**Exercise objective**
All of the lines below are to be transcribed faithfully, with pictures excluded from the copy.

**Data provided**
====================

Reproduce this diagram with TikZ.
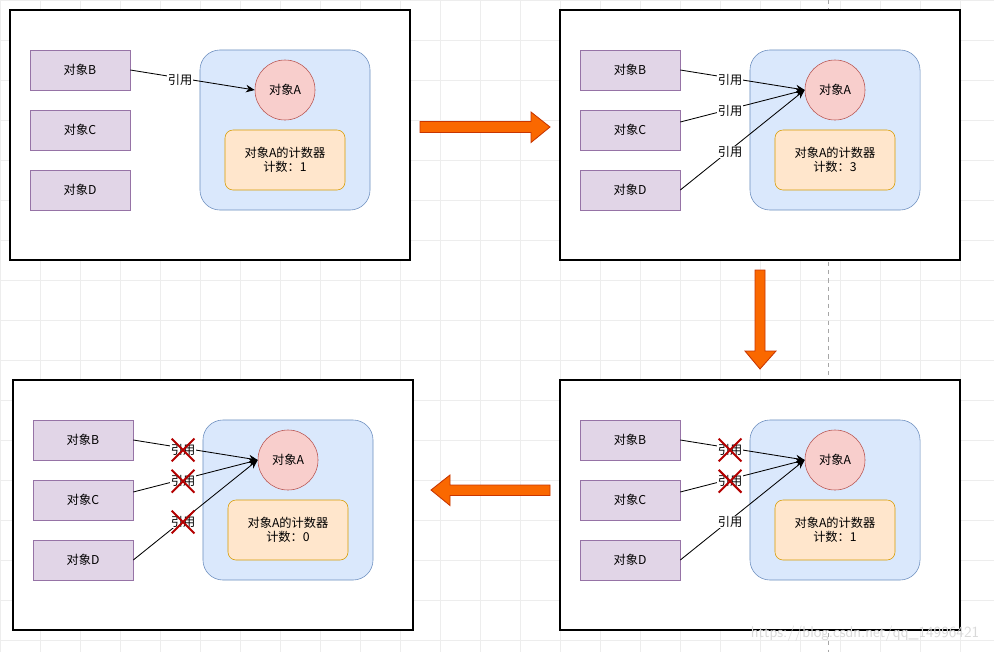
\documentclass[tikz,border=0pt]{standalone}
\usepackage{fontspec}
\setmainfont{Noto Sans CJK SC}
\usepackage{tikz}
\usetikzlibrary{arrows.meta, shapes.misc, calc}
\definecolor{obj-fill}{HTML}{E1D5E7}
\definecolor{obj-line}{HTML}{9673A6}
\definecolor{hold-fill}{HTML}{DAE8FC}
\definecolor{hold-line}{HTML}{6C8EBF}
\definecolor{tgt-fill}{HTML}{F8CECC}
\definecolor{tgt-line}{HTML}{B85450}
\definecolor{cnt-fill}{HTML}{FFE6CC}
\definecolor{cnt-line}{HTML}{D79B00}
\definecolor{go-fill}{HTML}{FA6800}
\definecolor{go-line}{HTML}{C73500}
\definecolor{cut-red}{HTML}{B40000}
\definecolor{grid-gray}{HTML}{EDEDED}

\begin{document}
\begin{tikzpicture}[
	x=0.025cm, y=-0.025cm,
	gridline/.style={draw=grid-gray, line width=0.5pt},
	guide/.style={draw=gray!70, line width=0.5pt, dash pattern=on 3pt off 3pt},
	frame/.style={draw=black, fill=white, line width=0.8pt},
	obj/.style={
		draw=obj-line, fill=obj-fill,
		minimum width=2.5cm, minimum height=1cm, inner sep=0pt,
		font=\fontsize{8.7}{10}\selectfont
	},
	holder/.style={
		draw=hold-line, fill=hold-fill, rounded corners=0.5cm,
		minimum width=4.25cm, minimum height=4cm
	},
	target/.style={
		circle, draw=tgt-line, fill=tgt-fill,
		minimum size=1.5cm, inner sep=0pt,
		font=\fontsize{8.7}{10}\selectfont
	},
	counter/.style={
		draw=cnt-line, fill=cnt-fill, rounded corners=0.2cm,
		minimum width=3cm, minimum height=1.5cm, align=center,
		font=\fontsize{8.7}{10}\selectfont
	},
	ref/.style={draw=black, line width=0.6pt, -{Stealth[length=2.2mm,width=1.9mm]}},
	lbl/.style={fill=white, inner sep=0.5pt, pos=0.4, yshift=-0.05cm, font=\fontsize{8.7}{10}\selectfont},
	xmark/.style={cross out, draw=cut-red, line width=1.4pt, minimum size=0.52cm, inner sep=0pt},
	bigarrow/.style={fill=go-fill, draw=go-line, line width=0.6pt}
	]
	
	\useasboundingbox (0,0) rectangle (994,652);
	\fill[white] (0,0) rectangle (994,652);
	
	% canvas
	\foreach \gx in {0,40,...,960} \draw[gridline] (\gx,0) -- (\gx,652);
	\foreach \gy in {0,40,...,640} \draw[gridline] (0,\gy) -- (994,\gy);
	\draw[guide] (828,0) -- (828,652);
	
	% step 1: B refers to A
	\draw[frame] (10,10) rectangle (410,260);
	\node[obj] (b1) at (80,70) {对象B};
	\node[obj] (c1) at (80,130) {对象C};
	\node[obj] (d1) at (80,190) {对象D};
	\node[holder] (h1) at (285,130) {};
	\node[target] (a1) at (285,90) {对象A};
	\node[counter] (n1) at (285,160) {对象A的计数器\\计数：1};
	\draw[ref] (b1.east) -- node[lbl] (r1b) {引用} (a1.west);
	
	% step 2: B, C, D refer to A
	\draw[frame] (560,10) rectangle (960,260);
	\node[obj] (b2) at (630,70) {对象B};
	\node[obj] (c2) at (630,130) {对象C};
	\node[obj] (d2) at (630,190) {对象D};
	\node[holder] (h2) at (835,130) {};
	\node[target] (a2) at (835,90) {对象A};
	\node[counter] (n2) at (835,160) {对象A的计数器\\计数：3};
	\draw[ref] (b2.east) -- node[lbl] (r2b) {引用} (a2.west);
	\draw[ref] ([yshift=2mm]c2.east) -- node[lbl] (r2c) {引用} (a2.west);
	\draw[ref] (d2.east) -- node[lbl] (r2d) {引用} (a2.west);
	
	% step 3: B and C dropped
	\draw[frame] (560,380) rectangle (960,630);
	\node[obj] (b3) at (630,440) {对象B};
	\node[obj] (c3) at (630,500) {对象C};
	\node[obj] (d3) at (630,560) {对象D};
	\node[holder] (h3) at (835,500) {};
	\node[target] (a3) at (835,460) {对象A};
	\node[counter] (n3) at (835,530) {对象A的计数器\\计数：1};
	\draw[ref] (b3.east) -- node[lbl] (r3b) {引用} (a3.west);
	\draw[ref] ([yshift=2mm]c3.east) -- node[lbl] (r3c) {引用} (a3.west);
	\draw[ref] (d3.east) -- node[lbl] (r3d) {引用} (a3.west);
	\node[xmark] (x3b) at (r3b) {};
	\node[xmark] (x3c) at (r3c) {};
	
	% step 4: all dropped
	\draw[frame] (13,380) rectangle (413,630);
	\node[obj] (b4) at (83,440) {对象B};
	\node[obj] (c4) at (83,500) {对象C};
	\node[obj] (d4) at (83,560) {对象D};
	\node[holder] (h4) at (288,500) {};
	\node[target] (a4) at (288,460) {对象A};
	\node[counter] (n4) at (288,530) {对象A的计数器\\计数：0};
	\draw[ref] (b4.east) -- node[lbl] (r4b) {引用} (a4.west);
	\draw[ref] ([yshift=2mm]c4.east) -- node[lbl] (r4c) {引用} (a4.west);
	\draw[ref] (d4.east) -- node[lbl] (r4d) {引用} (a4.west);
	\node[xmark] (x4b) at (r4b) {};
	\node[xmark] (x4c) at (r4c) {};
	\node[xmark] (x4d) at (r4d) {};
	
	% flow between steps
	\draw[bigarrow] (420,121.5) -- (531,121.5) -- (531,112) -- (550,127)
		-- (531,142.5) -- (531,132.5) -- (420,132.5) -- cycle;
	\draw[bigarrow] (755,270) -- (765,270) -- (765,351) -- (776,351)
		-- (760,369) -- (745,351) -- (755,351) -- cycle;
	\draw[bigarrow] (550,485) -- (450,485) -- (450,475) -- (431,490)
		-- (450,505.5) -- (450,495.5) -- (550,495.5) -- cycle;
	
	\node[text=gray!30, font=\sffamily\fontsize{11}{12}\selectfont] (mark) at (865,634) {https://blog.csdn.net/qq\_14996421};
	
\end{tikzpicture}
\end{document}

====================

**Output**
Reproduce this diagram with TikZ.
\documentclass[tikz,border=0pt]{standalone}
\usepackage{fontspec}
\setmainfont{Noto Sans CJK SC}
\usepackage{tikz}
\usetikzlibrary{arrows.meta, shapes.misc, calc}
\definecolor{obj-fill}{HTML}{E1D5E7}
\definecolor{obj-line}{HTML}{9673A6}
\definecolor{hold-fill}{HTML}{DAE8FC}
\definecolor{hold-line}{HTML}{6C8EBF}
\definecolor{tgt-fill}{HTML}{F8CECC}
\definecolor{tgt-line}{HTML}{B85450}
\definecolor{cnt-fill}{HTML}{FFE6CC}
\definecolor{cnt-line}{HTML}{D79B00}
\definecolor{go-fill}{HTML}{FA6800}
\definecolor{go-line}{HTML}{C73500}
\definecolor{cut-red}{HTML}{B40000}
\definecolor{grid-gray}{HTML}{EDEDED}

\begin{document}
\begin{tikzpicture}[
	x=0.025cm, y=-0.025cm,
	gridline/.style={draw=grid-gray, line width=0.5pt},
	guide/.style={draw=gray!70, line width=0.5pt, dash pattern=on 3pt off 3pt},
	frame/.style={draw=black, fill=white, line width=0.8pt},
	obj/.style={
		draw=obj-line, fill=obj-fill,
		minimum width=2.5cm, minimum height=1cm, inner sep=0pt,
		font=\fontsize{8.7}{10}\selectfont
	},
	holder/.style={
		draw=hold-line, fill=hold-fill, rounded corners=0.5cm,
		minimum width=4.25cm, minimum height=4cm
	},
	target/.style={
		circle, draw=tgt-line, fill=tgt-fill,
		minimum size=1.5cm, inner sep=0pt,
		font=\fontsize{8.7}{10}\selectfont
	},
	counter/.style={
		draw=cnt-line, fill=cnt-fill, rounded corners=0.2cm,
		minimum width=3cm, minimum height=1.5cm, align=center,
		font=\fontsize{8.7}{10}\selectfont
	},
	ref/.style={draw=black, line width=0.6pt, -{Stealth[length=2.2mm,width=1.9mm]}},
	lbl/.style={fill=white, inner sep=0.5pt, pos=0.4, yshift=-0.05cm, font=\fontsize{8.7}{10}\selectfont},
	xmark/.style={cross out, draw=cut-red, line width=1.4pt, minimum size=0.52cm, inner sep=0pt},
	bigarrow/.style={fill=go-fill, draw=go-line, line width=0.6pt}
	]
	
	\useasboundingbox (0,0) rectangle (994,652);
	\fill[white] (0,0) rectangle (994,652);
	
	% canvas
	\foreach \gx in {0,40,...,960} \draw[gridline] (\gx,0) -- (\gx,652);
	\foreach \gy in {0,40,...,640} \draw[gridline] (0,\gy) -- (994,\gy);
	\draw[guide] (828,0) -- (828,652);
	
	% step 1: B refers to A
	\draw[frame] (10,10) rectangle (410,260);
	\node[obj] (b1) at (80,70) {对象B};
	\node[obj] (c1) at (80,130) {对象C};
	\node[obj] (d1) at (80,190) {对象D};
	\node[holder] (h1) at (285,130) {};
	\node[target] (a1) at (285,90) {对象A};
	\node[counter] (n1) at (285,160) {对象A的计数器\\计数：1};
	\draw[ref] (b1.east) -- node[lbl] (r1b) {引用} (a1.west);
	
	% step 2: B, C, D refer to A
	\draw[frame] (560,10) rectangle (960,260);
	\node[obj] (b2) at (630,70) {对象B};
	\node[obj] (c2) at (630,130) {对象C};
	\node[obj] (d2) at (630,190) {对象D};
	\node[holder] (h2) at (835,130) {};
	\node[target] (a2) at (835,90) {对象A};
	\node[counter] (n2) at (835,160) {对象A的计数器\\计数：3};
	\draw[ref] (b2.east) -- node[lbl] (r2b) {引用} (a2.west);
	\draw[ref] ([yshift=2mm]c2.east) -- node[lbl] (r2c) {引用} (a2.west);
	\draw[ref] (d2.east) -- node[lbl] (r2d) {引用} (a2.west);
	
	% step 3: B and C dropped
	\draw[frame] (560,380) rectangle (960,630);
	\node[obj] (b3) at (630,440) {对象B};
	\node[obj] (c3) at (630,500) {对象C};
	\node[obj] (d3) at (630,560) {对象D};
	\node[holder] (h3) at (835,500) {};
	\node[target] (a3) at (835,460) {对象A};
	\node[counter] (n3) at (835,530) {对象A的计数器\\计数：1};
	\draw[ref] (b3.east) -- node[lbl] (r3b) {引用} (a3.west);
	\draw[ref] ([yshift=2mm]c3.east) -- node[lbl] (r3c) {引用} (a3.west);
	\draw[ref] (d3.east) -- node[lbl] (r3d) {引用} (a3.west);
	\node[xmark] (x3b) at (r3b) {};
	\node[xmark] (x3c) at (r3c) {};
	
	% step 4: all dropped
	\draw[frame] (13,380) rectangle (413,630);
	\node[obj] (b4) at (83,440) {对象B};
	\node[obj] (c4) at (83,500) {对象C};
	\node[obj] (d4) at (83,560) {对象D};
	\node[holder] (h4) at (288,500) {};
	\node[target] (a4) at (288,460) {对象A};
	\node[counter] (n4) at (288,530) {对象A的计数器\\计数：0};
	\draw[ref] (b4.east) -- node[lbl] (r4b) {引用} (a4.west);
	\draw[ref] ([yshift=2mm]c4.east) -- node[lbl] (r4c) {引用} (a4.west);
	\draw[ref] (d4.east) -- node[lbl] (r4d) {引用} (a4.west);
	\node[xmark] (x4b) at (r4b) {};
	\node[xmark] (x4c) at (r4c) {};
	\node[xmark] (x4d) at (r4d) {};
	
	% flow between steps
	\draw[bigarrow] (420,121.5) -- (531,121.5) -- (531,112) -- (550,127)
		-- (531,142.5) -- (531,132.5) -- (420,132.5) -- cycle;
	\draw[bigarrow] (755,270) -- (765,270) -- (765,351) -- (776,351)
		-- (760,369) -- (745,351) -- (755,351) -- cycle;
	\draw[bigarrow] (550,485) -- (450,485) -- (450,475) -- (431,490)
		-- (450,505.5) -- (450,495.5) -- (550,495.5) -- cycle;
	
	\node[text=gray!30, font=\sffamily\fontsize{11}{12}\selectfont] (mark) at (865,634) {https://blog.csdn.net/qq\_14996421};
	
\end{tikzpicture}
\end{document}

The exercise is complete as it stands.